## [Supplied information]
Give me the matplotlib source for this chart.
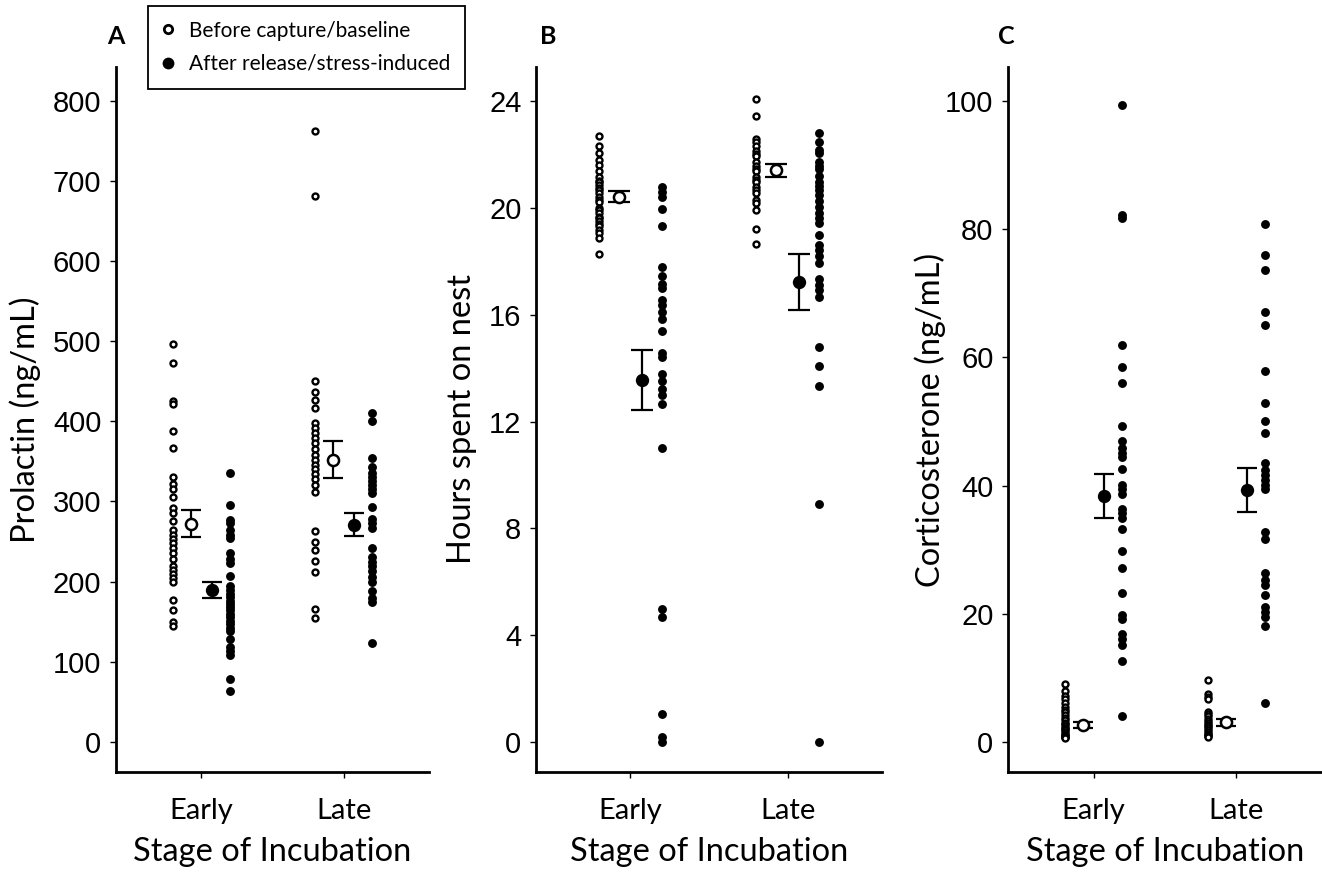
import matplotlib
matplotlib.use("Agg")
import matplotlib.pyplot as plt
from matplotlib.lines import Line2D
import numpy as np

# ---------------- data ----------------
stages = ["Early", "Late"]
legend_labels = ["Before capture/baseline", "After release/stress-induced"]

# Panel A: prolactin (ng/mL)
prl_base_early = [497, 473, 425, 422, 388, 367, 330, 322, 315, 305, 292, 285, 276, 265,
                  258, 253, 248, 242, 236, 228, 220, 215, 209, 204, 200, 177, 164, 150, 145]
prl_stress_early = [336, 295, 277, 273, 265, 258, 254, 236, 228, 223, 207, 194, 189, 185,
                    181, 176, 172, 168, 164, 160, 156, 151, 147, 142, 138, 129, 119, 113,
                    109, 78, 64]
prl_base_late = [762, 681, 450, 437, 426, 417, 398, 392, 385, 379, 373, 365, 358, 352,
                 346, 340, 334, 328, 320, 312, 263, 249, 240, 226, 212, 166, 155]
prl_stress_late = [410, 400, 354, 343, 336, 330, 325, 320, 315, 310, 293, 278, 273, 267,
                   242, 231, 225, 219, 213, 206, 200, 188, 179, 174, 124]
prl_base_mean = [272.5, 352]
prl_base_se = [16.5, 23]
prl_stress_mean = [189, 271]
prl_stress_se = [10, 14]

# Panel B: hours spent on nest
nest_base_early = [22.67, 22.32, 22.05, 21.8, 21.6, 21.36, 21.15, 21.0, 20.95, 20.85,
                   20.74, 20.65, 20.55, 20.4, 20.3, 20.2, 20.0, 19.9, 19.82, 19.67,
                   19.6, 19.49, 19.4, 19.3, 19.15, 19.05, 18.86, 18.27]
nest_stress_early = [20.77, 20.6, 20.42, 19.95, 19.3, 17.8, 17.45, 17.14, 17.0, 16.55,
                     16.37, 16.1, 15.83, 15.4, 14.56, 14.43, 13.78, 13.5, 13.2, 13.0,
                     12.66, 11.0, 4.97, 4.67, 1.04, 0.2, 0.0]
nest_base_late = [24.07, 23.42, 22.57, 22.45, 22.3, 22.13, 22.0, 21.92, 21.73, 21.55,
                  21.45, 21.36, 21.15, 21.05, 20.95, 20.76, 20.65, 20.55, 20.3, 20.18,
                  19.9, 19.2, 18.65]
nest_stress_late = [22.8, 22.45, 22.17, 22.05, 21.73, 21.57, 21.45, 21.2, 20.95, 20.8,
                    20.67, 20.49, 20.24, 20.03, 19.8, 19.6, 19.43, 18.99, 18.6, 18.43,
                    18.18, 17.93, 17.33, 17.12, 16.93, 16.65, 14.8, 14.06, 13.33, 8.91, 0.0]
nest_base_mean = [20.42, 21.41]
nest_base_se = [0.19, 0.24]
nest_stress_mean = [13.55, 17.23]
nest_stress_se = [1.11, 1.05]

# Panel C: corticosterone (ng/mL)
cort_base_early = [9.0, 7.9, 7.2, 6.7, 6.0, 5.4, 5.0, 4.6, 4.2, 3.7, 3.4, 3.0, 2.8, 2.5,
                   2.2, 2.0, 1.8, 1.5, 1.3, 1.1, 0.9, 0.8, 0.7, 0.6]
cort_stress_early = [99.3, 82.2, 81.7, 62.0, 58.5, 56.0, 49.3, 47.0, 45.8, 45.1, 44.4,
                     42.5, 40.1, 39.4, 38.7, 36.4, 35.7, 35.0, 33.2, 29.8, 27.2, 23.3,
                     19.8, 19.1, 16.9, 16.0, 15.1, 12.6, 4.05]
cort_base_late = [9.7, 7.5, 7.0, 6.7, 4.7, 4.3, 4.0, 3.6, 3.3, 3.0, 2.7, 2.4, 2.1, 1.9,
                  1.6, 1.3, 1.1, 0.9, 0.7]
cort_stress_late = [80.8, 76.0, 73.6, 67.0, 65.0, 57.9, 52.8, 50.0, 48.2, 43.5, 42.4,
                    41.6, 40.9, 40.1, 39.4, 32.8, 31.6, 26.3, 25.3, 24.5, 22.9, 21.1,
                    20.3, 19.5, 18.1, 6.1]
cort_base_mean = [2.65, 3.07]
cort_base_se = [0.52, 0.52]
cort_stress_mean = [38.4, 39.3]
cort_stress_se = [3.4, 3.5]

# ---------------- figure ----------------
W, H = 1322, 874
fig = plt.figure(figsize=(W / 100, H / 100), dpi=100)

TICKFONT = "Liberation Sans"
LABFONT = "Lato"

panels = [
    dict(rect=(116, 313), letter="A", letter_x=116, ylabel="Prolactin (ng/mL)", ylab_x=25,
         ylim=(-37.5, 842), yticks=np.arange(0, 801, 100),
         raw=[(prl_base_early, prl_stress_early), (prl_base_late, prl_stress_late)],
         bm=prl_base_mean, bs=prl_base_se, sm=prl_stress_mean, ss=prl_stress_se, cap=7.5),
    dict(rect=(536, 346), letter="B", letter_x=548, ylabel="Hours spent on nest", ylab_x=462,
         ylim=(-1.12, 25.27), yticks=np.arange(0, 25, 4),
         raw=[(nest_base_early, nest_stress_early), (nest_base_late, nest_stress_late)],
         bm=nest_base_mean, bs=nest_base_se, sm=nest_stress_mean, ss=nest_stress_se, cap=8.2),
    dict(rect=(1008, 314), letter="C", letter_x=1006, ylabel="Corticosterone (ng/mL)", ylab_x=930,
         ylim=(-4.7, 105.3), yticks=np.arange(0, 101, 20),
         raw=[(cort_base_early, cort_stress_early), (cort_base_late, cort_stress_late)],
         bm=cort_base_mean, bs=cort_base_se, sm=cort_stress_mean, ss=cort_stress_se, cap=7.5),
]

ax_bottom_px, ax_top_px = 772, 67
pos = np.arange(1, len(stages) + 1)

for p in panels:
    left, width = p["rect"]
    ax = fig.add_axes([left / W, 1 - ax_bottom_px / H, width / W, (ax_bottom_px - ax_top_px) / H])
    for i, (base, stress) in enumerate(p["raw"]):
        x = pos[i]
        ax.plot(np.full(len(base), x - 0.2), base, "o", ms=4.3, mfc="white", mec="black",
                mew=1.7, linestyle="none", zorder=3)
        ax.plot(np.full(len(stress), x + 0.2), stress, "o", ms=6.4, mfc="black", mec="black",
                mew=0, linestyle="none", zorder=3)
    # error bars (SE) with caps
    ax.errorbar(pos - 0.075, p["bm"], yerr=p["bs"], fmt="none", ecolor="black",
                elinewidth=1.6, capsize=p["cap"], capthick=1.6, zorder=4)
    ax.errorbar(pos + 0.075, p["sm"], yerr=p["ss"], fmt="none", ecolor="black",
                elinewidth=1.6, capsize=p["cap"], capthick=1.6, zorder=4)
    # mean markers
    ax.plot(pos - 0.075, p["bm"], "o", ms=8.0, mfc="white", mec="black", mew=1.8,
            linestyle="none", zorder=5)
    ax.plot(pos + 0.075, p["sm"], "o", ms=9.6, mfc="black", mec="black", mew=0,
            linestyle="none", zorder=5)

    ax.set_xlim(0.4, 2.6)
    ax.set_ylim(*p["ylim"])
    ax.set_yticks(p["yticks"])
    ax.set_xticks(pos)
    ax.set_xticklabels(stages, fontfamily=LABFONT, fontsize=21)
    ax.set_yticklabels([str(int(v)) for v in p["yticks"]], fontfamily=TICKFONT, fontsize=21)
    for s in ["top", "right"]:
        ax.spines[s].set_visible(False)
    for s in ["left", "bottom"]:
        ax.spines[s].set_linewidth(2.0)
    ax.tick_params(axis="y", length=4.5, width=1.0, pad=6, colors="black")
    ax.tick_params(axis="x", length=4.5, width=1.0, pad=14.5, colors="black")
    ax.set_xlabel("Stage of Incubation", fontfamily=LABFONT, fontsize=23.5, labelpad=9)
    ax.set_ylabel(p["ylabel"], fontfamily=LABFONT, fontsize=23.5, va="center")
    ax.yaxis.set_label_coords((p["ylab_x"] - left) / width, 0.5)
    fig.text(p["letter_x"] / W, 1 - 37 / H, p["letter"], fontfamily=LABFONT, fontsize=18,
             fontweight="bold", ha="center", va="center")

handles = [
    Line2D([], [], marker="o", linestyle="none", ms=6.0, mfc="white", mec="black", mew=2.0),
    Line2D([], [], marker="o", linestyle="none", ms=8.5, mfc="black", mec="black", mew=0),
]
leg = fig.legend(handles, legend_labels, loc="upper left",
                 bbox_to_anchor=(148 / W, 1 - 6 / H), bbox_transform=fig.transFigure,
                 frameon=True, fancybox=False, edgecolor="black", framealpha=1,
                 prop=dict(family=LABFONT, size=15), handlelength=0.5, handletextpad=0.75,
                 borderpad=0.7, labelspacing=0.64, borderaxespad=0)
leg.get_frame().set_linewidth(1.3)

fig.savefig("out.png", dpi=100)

## [Instructions for the task]
Repeat only what lies between the start of the data and the end of the line containing "prl_stress_se = [10, 14]", exactly, with pictures left out.

## [Task output]
Give me the matplotlib source for this chart.
import matplotlib
matplotlib.use("Agg")
import matplotlib.pyplot as plt
from matplotlib.lines import Line2D
import numpy as np

# ---------------- data ----------------
stages = ["Early", "Late"]
legend_labels = ["Before capture/baseline", "After release/stress-induced"]

# Panel A: prolactin (ng/mL)
prl_base_early = [497, 473, 425, 422, 388, 367, 330, 322, 315, 305, 292, 285, 276, 265,
                  258, 253, 248, 242, 236, 228, 220, 215, 209, 204, 200, 177, 164, 150, 145]
prl_stress_early = [336, 295, 277, 273, 265, 258, 254, 236, 228, 223, 207, 194, 189, 185,
                    181, 176, 172, 168, 164, 160, 156, 151, 147, 142, 138, 129, 119, 113,
                    109, 78, 64]
prl_base_late = [762, 681, 450, 437, 426, 417, 398, 392, 385, 379, 373, 365, 358, 352,
                 346, 340, 334, 328, 320, 312, 263, 249, 240, 226, 212, 166, 155]
prl_stress_late = [410, 400, 354, 343, 336, 330, 325, 320, 315, 310, 293, 278, 273, 267,
                   242, 231, 225, 219, 213, 206, 200, 188, 179, 174, 124]
prl_base_mean = [272.5, 352]
prl_base_se = [16.5, 23]
prl_stress_mean = [189, 271]
prl_stress_se = [10, 14]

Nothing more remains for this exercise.